Não é, todavia, fato isolado. O ovo da serpente há muito se encontra instalado
no Estado brasileiro.
A
redemocratização no Brasil, infelizmente, revigorou a condenável prática do
fisiologismo. Não tendo sido decorrente de uma ruptura institucional, mas de um
processo conciliatório, a redemocratização trouxe à mesa do governo personagens
antes abrigados na oposição.
Os novos
protagonistas da cena política exigiram, legitimamente, que fossem
representados na administração, já sobrecarregada pelos oriundos da velha
ordem. A Nova República iniciou a temporada das "indicações". Foi a
festa do velho fisiologismo.
A arena
política passou a ser povoada por uma miríade de partidos e tendências, em que
prevaleceram interesses localizados, pretextando o que foi chamado de
presidencialismo de coalizão. O clássico fisiologismo, então, se sofisticou.
Se antes
as postulações dos partidos políticos se limitavam às "indicações",
num novo estágio elas se direcionaram para despudoradas demandas por
"diretoria que fura poço" e tesouraria de estatais.
Mais
recentemente, surgiu o que se chamou de aparelhamento, em que se vislumbrava um
comprometimento ideológico dos indicados. Não é nada disso, entretanto, ainda
que, em alguns momentos, se escutassem murmúrios de teses obscuras, cada vez
mais subjugadas pelo pragmatismo. Aparelhamento é apenas outra denominação do
fisiologismo, aplicável à ambição de grupelhos políticos não tradicionais.
Qualquer que seja o nome, o que fica evidente é o propósito de manter-se no
poder e dele se servir.
Chegou-se
à ousadia de cobrar fidelidade da toga ao poder. Muitos se espantam quando
magistrados decidem de forma diferente da expectativa dos que os nomearam.

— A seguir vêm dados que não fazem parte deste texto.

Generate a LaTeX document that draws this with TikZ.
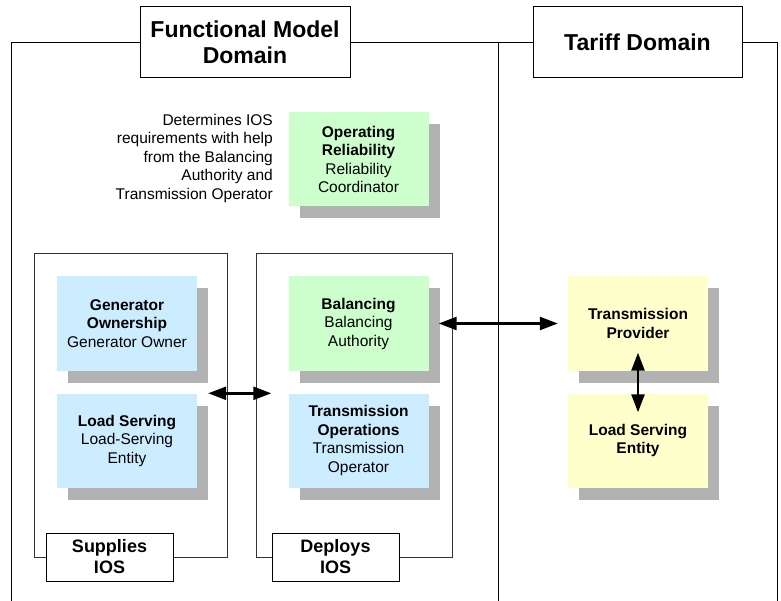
\documentclass[tikz,border=0pt]{standalone}
\usepackage{fontspec}
\setmainfont{Liberation Sans}
\usetikzlibrary{arrows.meta,shadows}
\definecolor{relgreen}{HTML}{CCFFCC}
\definecolor{opblue}{HTML}{CCECFF}
\definecolor{tarifyellow}{HTML}{FFFFCC}
\begin{document}
\begin{tikzpicture}[x=1pt,y=-1pt,
  func/.style={shape=rectangle,minimum width=140pt,minimum height=94pt,inner sep=0pt,align=center,font=\fontsize{15.5}{18.5}\selectfont,drop shadow={shadow xshift=11pt,shadow yshift=-12pt,fill=black!30,opacity=1}},
  funcG/.style={func,fill=relgreen},
  funcB/.style={func,fill=opblue},
  funcY/.style={func,fill=tarifyellow},
  domainbox/.style={shape=rectangle,draw=black,fill=white,line width=1pt,minimum width=210pt,minimum height=71pt,align=center,font=\fontsize{23}{26}\selectfont\bfseries},
  rolebox/.style={shape=rectangle,draw=black,fill=white,line width=1pt,minimum width=127pt,minimum height=48pt,align=center,font=\fontsize{18}{21}\selectfont\bfseries},
  link/.style={line width=2.5pt,{Triangle[length=18pt,width=13pt]}-{Triangle[length=18pt,width=13pt]}}]
\def\ya{323.5};
\def\yb{440.5};
\def\xa{127};
\def\xb{358.5};
\def\xc{638};

\useasboundingbox (0,0) rectangle (781,601);

% domain frames
\draw[line width=1pt] (11,601) -- (11,43) -- (498,43) -- (498,601);
\draw[line width=1pt] (498,43) -- (777,43) -- (777,601);
\node[domainbox] (FMD) at (245,42.5) {Functional Model\\Domain};
\node[domainbox,minimum width=209pt] (TD) at (637.5,42.5) {Tariff Domain};

% supplies / deploys frames
\draw[line width=1pt,draw=black!80] (34,254) rectangle (227,557);
\draw[line width=1pt,draw=black!80] (256,254) rectangle (452,557);
\node[rolebox] (SUP) at (109.5,557) {Supplies\\IOS};
\node[rolebox] (DEP) at (335.5,557) {Deploys\\IOS};

\node[funcG] (OR) at (\xb,159.5) {\textbf{Operating}\\\textbf{Reliability}\\Reliability\\Coordinator};
\node[anchor=east,align=right,inner sep=0pt,font=\fontsize{15.5}{18.5}\selectfont] (NOTE) at (273,158) {Determines IOS\\requirements with help\\from the Balancing\\Authority and\\Transmission Operator};

\node[funcB] (GO) at (\xa,\ya) {\textbf{Generator}\\\textbf{Ownership}\\Generator Owner};
\node[funcB] (LS) at (\xa,\yb) {\textbf{Load Serving}\\Load-Serving\\Entity};
\node[funcG] (BA) at (\xb,\ya) {\textbf{Balancing}\\Balancing\\Authority};
\node[funcB] (TO) at (\xb,\yb) {\textbf{Transmission}\\\textbf{Operations}\\Transmission\\Operator};
\node[funcY] (TP) at (\xc,\ya) {\textbf{Transmission}\\\textbf{Provider}};
\node[funcY] (LSE) at (\xc,\yb) {\textbf{Load Serving}\\\textbf{Entity}};

\draw[link] ([xshift=11pt]LS.north east) -- ([xshift=-17pt]TO.north west);
\draw[link] ([xshift=10pt]BA.east) -- ([xshift=-10pt]TP.west);
\draw[link] ([yshift=18pt]TP.south) -- ([yshift=-19pt]LSE.north);
\end{tikzpicture}
\end{document}
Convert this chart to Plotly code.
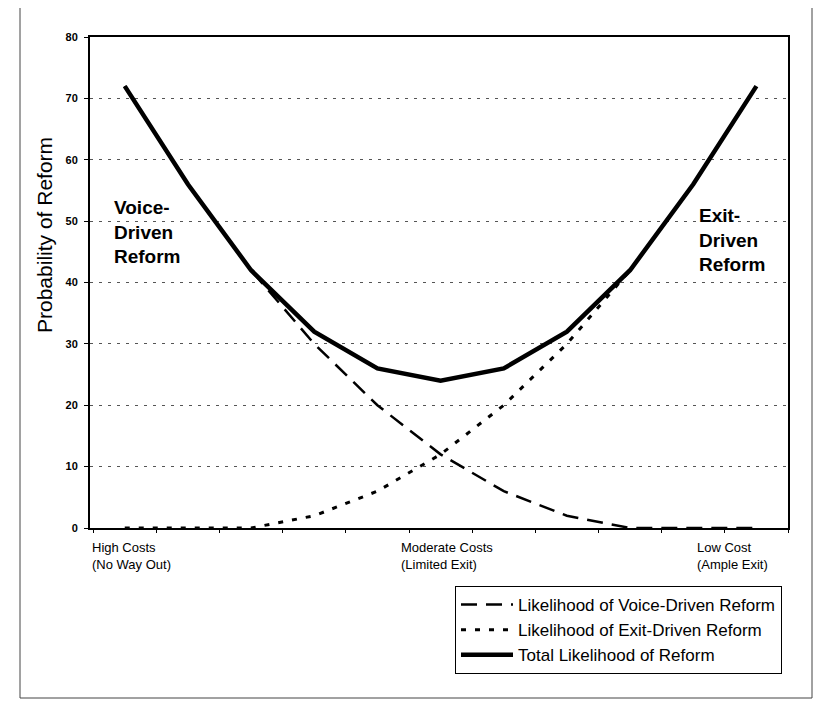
import plotly.graph_objects as go

# ---- data ----
categories = list(range(11))  # 0 = high exit costs ... 10 = low exit costs
voice_reform = [72, 56, 42, 30, 20, 12, 6, 2, 0, 0, 0]
exit_reform = [0, 0, 0, 2, 6, 12, 20, 30, 42, 56, 72]
total_reform = [72, 56, 42, 32, 26, 24, 26, 32, 42, 56, 72]
x_label_positions = [0, 5, 10]
x_labels = ["High Costs<br>(No Way Out)", "Moderate Costs<br>(Limited Exit)", "Low Cost<br>(Ample Exit)"]
x_label_shift = [-35, -42, -61]
y_ticks = [0, 10, 20, 30, 40, 50, 60, 70, 80]
series_names = ["Likelihood of Voice-Driven Reform", "Likelihood of Exit-Driven Reform",
                "Total Likelihood of Reform"]

FONT = "Liberation Sans, Arial, sans-serif"

# page has an 8px body margin; work in reference-page pixels and convert
OFF = 8
W, H = 821 - 2 * OFF, 707 - 2 * OFF
L = 90 - OFF
T = 37 - OFF
PR = 788 - OFF
PB = 528 - OFF
R = W - PR
B = H - PB
pw, ph = PR - L, PB - T


def px(x):
    return (x - OFF - L) / pw


def py(y):
    return (PB - (y - OFF)) / ph


fig = go.Figure()
fig.add_trace(go.Scatter(x=categories, y=voice_reform, mode="lines", name=series_names[0],
                         legendgroup="a",
                         line=dict(color="black", width=2.5, dash="16px,9px")))
fig.add_trace(go.Scatter(x=categories, y=exit_reform, mode="lines", name=series_names[1],
                         legendgroup="b",
                         line=dict(color="black", width=3, dash="5px,9px")))
fig.add_trace(go.Scatter(x=categories, y=total_reform, mode="lines", name=series_names[2],
                         legendgroup="c",
                         line=dict(color="black", width=4.5)))

fig.update_layout(
    width=W, height=H,
    margin=dict(l=L, r=R, t=T, b=B),
    paper_bgcolor="white", plot_bgcolor="white",
    font=dict(family=FONT, color="black", size=13),
    showlegend=True,
    legend=dict(
        x=px(782), y=py(586), xanchor="right", yanchor="top",
        bordercolor="black", borderwidth=1, bgcolor="white",
        font=dict(family=FONT, size=17, color="black"),
        tracegroupgap=3, itemwidth=52, traceorder="normal",
    ),
    xaxis=dict(
        range=[-0.55, 10.5], showgrid=False, zeroline=False,
        showline=True, linecolor="black", linewidth=2, mirror=True,
        tickvals=x_label_positions, ticktext=["", "", ""], ticks="",
        minor=dict(tick0=-0.5, dtick=1, ticks="outside", ticklen=3, tickcolor="black", tickwidth=1),
    ),
    yaxis=dict(
        range=[0, 80], tickvals=y_ticks, showline=True, linecolor="black", linewidth=2, mirror=True,
        ticks="outside", ticklen=4, tickcolor="black", tickwidth=1,
        tickfont=dict(family=FONT, size=11, color="black", weight="bold"),
        showgrid=True, gridcolor="#555555", gridwidth=1, griddash="3px,6px",
        zeroline=False, ticklabelstandoff=4,
    ),
)

# x category labels
for xv, txt, sh in zip(x_label_positions, x_labels, x_label_shift):
    fig.add_annotation(x=xv, y=0, xref="x", yref="paper", text=txt, showarrow=False,
                       xanchor="left", yanchor="top", align="left", xshift=sh, yshift=-10,
                       font=dict(family=FONT, size=13, color="black"))

# y axis title
fig.add_annotation(x=px(45), y=py(235), xref="paper", yref="paper",
                   xanchor="center", yanchor="middle",
                   text="Probability of Reform", textangle=-90, showarrow=False,
                   font=dict(family=FONT, size=21, color="black"))

# region labels
fig.add_annotation(x=px(112), y=py(195), xref="paper", yref="paper",
                   text="<b>Voice-<br>Driven<br>Reform</b>", showarrow=False, align="left",
                   xanchor="left", yanchor="top", font=dict(family=FONT, size=19, color="black"))
fig.add_annotation(x=px(697), y=py(203), xref="paper", yref="paper",
                   text="<b>Exit-<br>Driven<br>Reform</b>", showarrow=False, align="left",
                   xanchor="left", yanchor="top", font=dict(family=FONT, size=19, color="black"))

# outer chart frame
fig.add_shape(type="rect", xref="paper", yref="paper",
              x0=px(20), x1=px(812), y0=py(698), y1=py(6),
              line=dict(color="#444444", width=1))

fig.write_html("out.html")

Marianne, símbolo da República desde a Revolução Francesa, deve estar
ruborizada.
Essas
práticas pouco edificantes se combinam com barganhas e negócios que têm por
base as emendas parlamentares ao Orçamento. Serão elas, mantido o modelo
existente, uma fonte inesgotável de escândalos. Não raro, os acusadores de hoje
se convertem nos acusados de amanhã. A maldição está num sistema completamente
vulnerável à corrupção.
O
afrouxamento moral do Estado tem outras faces. Qual o respaldo moral para
cobrar as dívidas dos contribuintes, se o Estado não paga precatórios, atrasa
tanto quanto possível restituições e compensações de tributos e faz uso de todos
os recursos procrastinatórios para evitar a liquidação de sentenças em que foi
condenado? Essa assimetria de conduta, tão recorrente, é um desserviço à
República.
Não me
surpreendo, embora deplore, quando vejo cidadãos, publicamente, dizendo que não
pagam impostos porque os políticos são corruptos. É o império da torpeza
bilateral.
O que
impressiona, de mais a mais, é constatar que essa crise axiológica, que não é
recente, vem crescendo continuadamente, sem que nada interrompa sua execrável
trajetória.
Há uma
novidade, todavia. O Supremo Tribunal Federal, no julgamento dos réus do
mensalão, independentemente das decisões que venham a ser tomadas, trouxe a
lume alguns conceitos alentadores, superando o ranço positivista que pretende a
supremacia do formalismo sobre os fatos. O que se colhe fora do juízo, ainda
que não sejam provas cabais, robustece as evidências extraídas no rito
judicial. Nenhuma destinação, por mais meritória que seja, sacraliza dinheiro
oriundo de peculato. Deve-se alegar caixa 2 em tom contrito e penitente. Como
contraponto, pessoas inocentes têm o direito de ser declaradas inocentes. É uma
réstia de esperança, até mesmo para os céticos, como eu.